For that reason, Murphy founded the Superstition Review, an online literary magazine, in 2008. She wanted a chance to promote contemporary literature and provide “a free, easy-to-navigate, one-stop shop for art, fiction, interviews, nonfiction and poetry.” Murphy believes that it’s these modern artists who have the power to shape and control “the future of America’s literary landscape.”
Many Americans don’t know what they’re missing by not reading. They ignore findings such as those outlined by UC Berkeley researchers, who found that reading early in life exposes kids to 50 percent more words than TV, which leads to higher scores on intelligence tests and could mean higher intelligence later in life. In addition, a study published in Neurology revealed that frequent brain exercise (such as reading) improves memory function and can decrease mental decline by 32 percent. That’s not to mention the empathetic impact of reading — a recent study published in Science revealed that reading literary fiction has the power to help readers understand what others are thinking, a crucial skill for relating to others and expressing empathy.

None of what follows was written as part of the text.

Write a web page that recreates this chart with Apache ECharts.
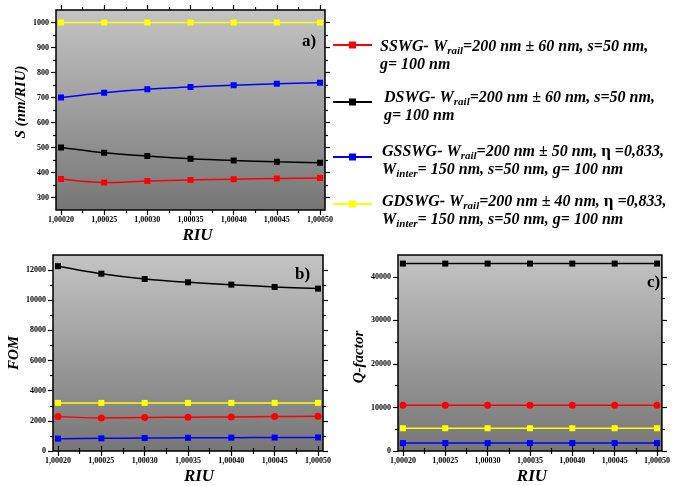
<!DOCTYPE html>
<html>
<head>
<meta charset="utf-8">
<script src="https://cdn.jsdelivr.net/npm/echarts@6/dist/echarts.min.js"></script>
<style>
html,body{margin:0;padding:0;background:#fff}
#main{width:673px;height:486px}
</style>
</head>
<body>
<div id="main"></div>
<script>
// x values (RIU)
var riu = [1.00020, 1.00025, 1.00030, 1.00035, 1.00040, 1.00045, 1.00050]

// a) sensitivity S (nm/RIU)
var sSSWG = [374, 360, 366, 370, 373, 376, 378]
var sDSWG = [500, 479, 466, 455, 448, 443, 439]
var sGSSWG = [700, 719, 733, 742, 749, 755, 759]
var sGDSWG = [1000, 1000, 1000, 1000, 1000, 1000, 1000]

// b) FOM
var fomSSWG = [2280, 2190, 2220, 2240, 2260, 2280, 2300]
var fomDSWG = [12260, 11760, 11410, 11190, 11035, 10880, 10770]
var fomGSSWG = [820, 840, 860, 875, 885, 890, 900]
var fomGDSWG = [3190, 3190, 3190, 3190, 3190, 3190, 3190]

// c) Q-factor
var qSSWG = [10530, 10530, 10530, 10530, 10530, 10530, 10530]
var qDSWG = [43030, 43030, 43030, 43030, 43030, 43030, 43030]
var qGSSWG = [1820, 1820, 1820, 1820, 1820, 1820, 1820]
var qGDSWG = [5230, 5230, 5230, 5230, 5230, 5230, 5230]

// tick labels
var sTicks = [300, 400, 500, 600, 700, 800, 900, 1000]
var fomTicks = [0, 2000, 4000, 6000, 8000, 10000, 12000]
var qTicks = [0, 10000, 20000, 30000, 40000]

var chart = echarts.init(document.getElementById('main'))
var serif = '"Liberation Serif", "Times New Roman", serif'
var red = '#ff0000', black = '#000000', blue = '#0000ff', yellow = '#ffff00'

function riuLabel(v) { return v.toFixed(5).replace('.', ',') }
function plainLabel(v) { return String(v) }
function mids(arr) {
	var out = []
	for (var i = 0; i < arr.length - 1; i++) out.push((arr[i] + arr[i + 1]) / 2)
	return out
}
function minorAfter(arr) {
	// midpoints plus one past the last tick
	var m = mids(arr)
	m.push(arr[arr.length - 1] + (arr[1] - arr[0]) / 2)
	return m
}
var pad = 0.0000058
var xMin = riu[0] - pad, xMax = riu[riu.length - 1] + pad

var grids = [
	{left: 56, top: 10, width: 269, height: 200},
	{left: 53, top: 255, width: 270, height: 198},
	{left: 398, top: 255, width: 269, height: 198}
]
var bg = new echarts.graphic.LinearGradient(0, 0, 0, 1, [
	{offset: 0, color: '#c4c4c4'},
	{offset: 1, color: '#767676'}
])

var xAxes = [], yAxes = []
var tickStyle = {color: '#000', width: 1.2}
var labelStyle = {fontSize: 8, fontWeight: 'bold', fontFamily: serif, color: '#000'}

function addAxes(g, yMin, yMax, yTicks, yMinor, yName, yGap, yNamePad, xNamePad) {
	var base = xAxes.length
	// bottom main
	xAxes.push({
		type: 'value', gridIndex: g, min: xMin, max: xMax, position: 'bottom',
		axisLine: {show: false}, splitLine: {show: false},
		axisTick: {show: true, customValues: riu, length: 5, lineStyle: tickStyle},
		axisLabel: Object.assign({customValues: riu, formatter: riuLabel, margin: 6}, labelStyle),
		name: 'RIU', nameLocation: 'middle', nameGap: 17,
		nameTextStyle: {fontSize: 17, fontStyle: 'italic', fontWeight: 'bold', fontFamily: serif, color: '#000', padding: xNamePad}
	})
	// bottom minor, top main, top minor
	var extra = [['bottom', mids(riu), 3], ['top', riu, 5], ['top', mids(riu), 3]]
	extra.forEach(function (e) {
		xAxes.push({
			type: 'value', gridIndex: g, min: xMin, max: xMax, position: e[0],
			axisLine: {show: false}, splitLine: {show: false}, axisLabel: {show: false},
			axisTick: {show: true, customValues: e[1], length: e[2], lineStyle: tickStyle}
		})
	})
	yAxes.push({
		type: 'value', gridIndex: g, min: yMin, max: yMax, position: 'left',
		axisLine: {show: false}, splitLine: {show: false},
		axisTick: {show: true, customValues: yTicks, length: 5, lineStyle: tickStyle},
		axisLabel: Object.assign({customValues: yTicks, formatter: plainLabel, margin: 7}, labelStyle),
		name: yName, nameLocation: 'middle', nameGap: yGap,
		nameTextStyle: {fontSize: 15, fontStyle: 'italic', fontWeight: 'bold', fontFamily: serif, color: '#000', padding: yNamePad}
	})
	var yExtra = [['left', yMinor, 3], ['right', yTicks, 5], ['right', yMinor, 3]]
	yExtra.forEach(function (e) {
		yAxes.push({
			type: 'value', gridIndex: g, min: yMin, max: yMax, position: e[0],
			axisLine: {show: false}, splitLine: {show: false}, axisLabel: {show: false},
			axisTick: {show: true, customValues: e[1].filter(function (v) { return v < yMax }), length: e[2], lineStyle: tickStyle}
		})
	})
	return base
}

var ia = addAxes(0, 250, 1050, sTicks, minorAfter(sTicks), 'S (nm/RIU)', 26, [0, 0, 0, 16], [0, 0, 0, 14])
var ib = addAxes(1, 0, 13000, fomTicks, minorAfter(fomTicks), 'FOM', 30, [0, 0, 0, 0], [0, 0, 0, 22])
var ic = addAxes(2, 0, 45000, qTicks, minorAfter(qTicks), 'Q-factor', 30, [0, 8, 0, 0], [0, 0, 0, 4])

function pts(arr) { return riu.map(function (x, i) { return [x, arr[i]] }) }
function line(name, color, data, axisIdx, symbol) {
	return {
		name: name, type: 'line', xAxisIndex: axisIdx, yAxisIndex: axisIdx,
		data: pts(data), smooth: 0.3, symbol: symbol || 'rect', symbolSize: symbol === 'circle' ? 7 : 6,
		lineStyle: {color: color, width: 1.5}, itemStyle: {color: color, borderWidth: 0},
		animation: false
	}
}

var series = [
	line('GDSWG', yellow, sGDSWG, ia),
	line('GSSWG', blue, sGSSWG, ia),
	line('DSWG', black, sDSWG, ia),
	line('SSWG', red, sSSWG, ia),
	line('DSWG', black, fomDSWG, ib),
	line('GDSWG', yellow, fomGDSWG, ib),
	line('SSWG', red, fomSSWG, ib, 'circle'),
	line('GSSWG', blue, fomGSSWG, ib),
	line('DSWG', black, qDSWG, ic),
	line('SSWG', red, qSSWG, ic, 'circle'),
	line('GDSWG', yellow, qGDSWG, ic),
	line('GSSWG', blue, qGSSWG, ic)
]

// legend text
var rich = {
	b: {fontFamily: serif, fontStyle: 'italic', fontWeight: 'bold', fontSize: 16, lineHeight: 18, verticalAlign: 'middle', fill: '#000'},
	s: {fontFamily: serif, fontStyle: 'italic', fontWeight: 'bold', fontSize: 11, lineHeight: 10, padding: [8, 0, 0, 0], verticalAlign: 'middle', fill: '#000'},
	e: {fontFamily: serif, fontWeight: 'bold', fontSize: 17, lineHeight: 18, verticalAlign: 'middle', fill: '#000'}
}
var legendItems = [
	{color: red, y: 45, tx: 380, ty: 38, text: '{b|SSWG- W}{s|rail}{b|=200 nm ± 60 nm, s=50 nm,}\n{b|g= 100 nm}'},
	{color: black, y: 102, tx: 384, ty: 89, text: '{b|DSWG- W}{s|rail}{b|=200 nm ± 60 nm, s=50 nm,}\n{b|g= 100 nm}'},
	{color: blue, y: 157, tx: 382, ty: 143, text: '{b|GSSWG- W}{s|rail}{b|=200 nm ± 50 nm, }{e|η}{b| =0,833,}\n{b|W}{s|inter}{b|= 150 nm, s=50 nm, g= 100 nm}'},
	{color: yellow, y: 204, tx: 382, ty: 193, text: '{b|GDSWG- W}{s|rail}{b|=200 nm ± 40 nm, }{e|η}{b| =0,833,}\n{b|W}{s|inter}{b|= 150 nm, s=50 nm, g= 100 nm}'}
]
var graphics = []
legendItems.forEach(function (it) {
	graphics.push({type: 'line', shape: {x1: 333, y1: it.y, x2: 372, y2: it.y}, style: {stroke: it.color, lineWidth: 2}})
	graphics.push({type: 'rect', shape: {x: 349, y: it.y - 3.5, width: 7, height: 7}, style: {fill: it.color}})
	graphics.push({type: 'text', x: it.tx, y: it.ty, style: {text: it.text, rich: rich, verticalAlign: 'top'}})
})
var panelFont = 'bold 17px ' + serif
graphics.push({type: 'text', x: 302, y: 33, style: {text: 'a)', font: panelFont, fill: '#000'}})
graphics.push({type: 'text', x: 295, y: 266, style: {text: 'b)', font: panelFont, fill: '#000'}})
graphics.push({type: 'text', x: 647, y: 274, style: {text: 'c)', font: panelFont, fill: '#000'}})

chart.setOption({
	backgroundColor: '#fff',
	animation: false,
	grid: grids.map(function (g) {
		return Object.assign({show: true, backgroundColor: bg, borderColor: '#000', borderWidth: 1.5, containLabel: false}, g)
	}),
	xAxis: xAxes,
	yAxis: yAxes,
	series: series,
	graphic: graphics
})
</script>
</body>
</html>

“There are so many fine books right now about immigration, race relations, history, gender politics and the changing face of our nation,” she notes. And yet, too few people are paying attention. They’re missing books such as “Behold the Dreamers” by Imbolo Mbue, which is “so relevant to the current immigration and border crisis that it seems like the author could be a fortune teller,” she remarks.
Shortened attention spans present another hurdle. “In my experience as an editor, people are growing impatient with stories that take too long to develop,” states Murphy. “We want headlines and tweets and images and tags.” Solely reading news stories can actually decrease empathy, however, according to a 2013 study in the American Psychological Association’s journal. It’s not just the story being told — it’s how the story is told that’s important.
In the war between technology and art, technology is winning out. What can we do to reignite a love for the art of the book? Seventy five percent of parents wish their children would read more for fun, and the issue goes back to how we’re taught about books as children. A love of reading has to start in the home, and from there, in school.
“From talking with college students, I’ve heard that sometimes high school English curricula highlights texts that aren’t particularly relevant,” reveals Murphy. “It’s a shame because there are so many amazing contemporary American authors writing about real problems that students experience. If our schools started forming relationships with these authors and inviting them in to speak, and teaching their wonderfully relevant and important books, I do believe we would have more lifetime readers.”
The good news is that reading is contagious. A new report from Scholastic suggests that reading out loud to kids throughout elementary school may inspire them to become frequent readers — kids who read five to seven days per week for fun.
Books nourish the soul. As a society, we have to resist the way we’ve trained our brains to only read a paragraph or two, and teach ourselves to set aside at least an hour a day for deliberate reading. Not only will reading make us better people; it will keep us from becoming a nation without compassion, empathy or original thought.
To Read Right Now:
Feeling inspired? Here are five page-turning novels we recommend to get you back into the habit of reading.
- “Behold the Dreamers” by Imbolo Mbue touches on topics of marriage, immigration, class, race and the American Dream.
- “An American Marriage”by Tayari Jones is a beautiful love story that asks deep questions about race, class and what it means to be an American.
- “The Radium Girls: The Dark Story of America’s Shining Women” by Kate Moore shines a spotlight on the inspiring young women who worked with radium during the First World War.
- “The Sun Does Shine: How I Found Life and Freedom on Death Row” by Anthony Ray Hinton is the powerful story of a man who spent 28 years on death row for a crime he didn’t commit.
- “Hemming Flames” by Patricia Colleen Murphy is a haunting collection of poetry about familial mental illness, addiction and grief.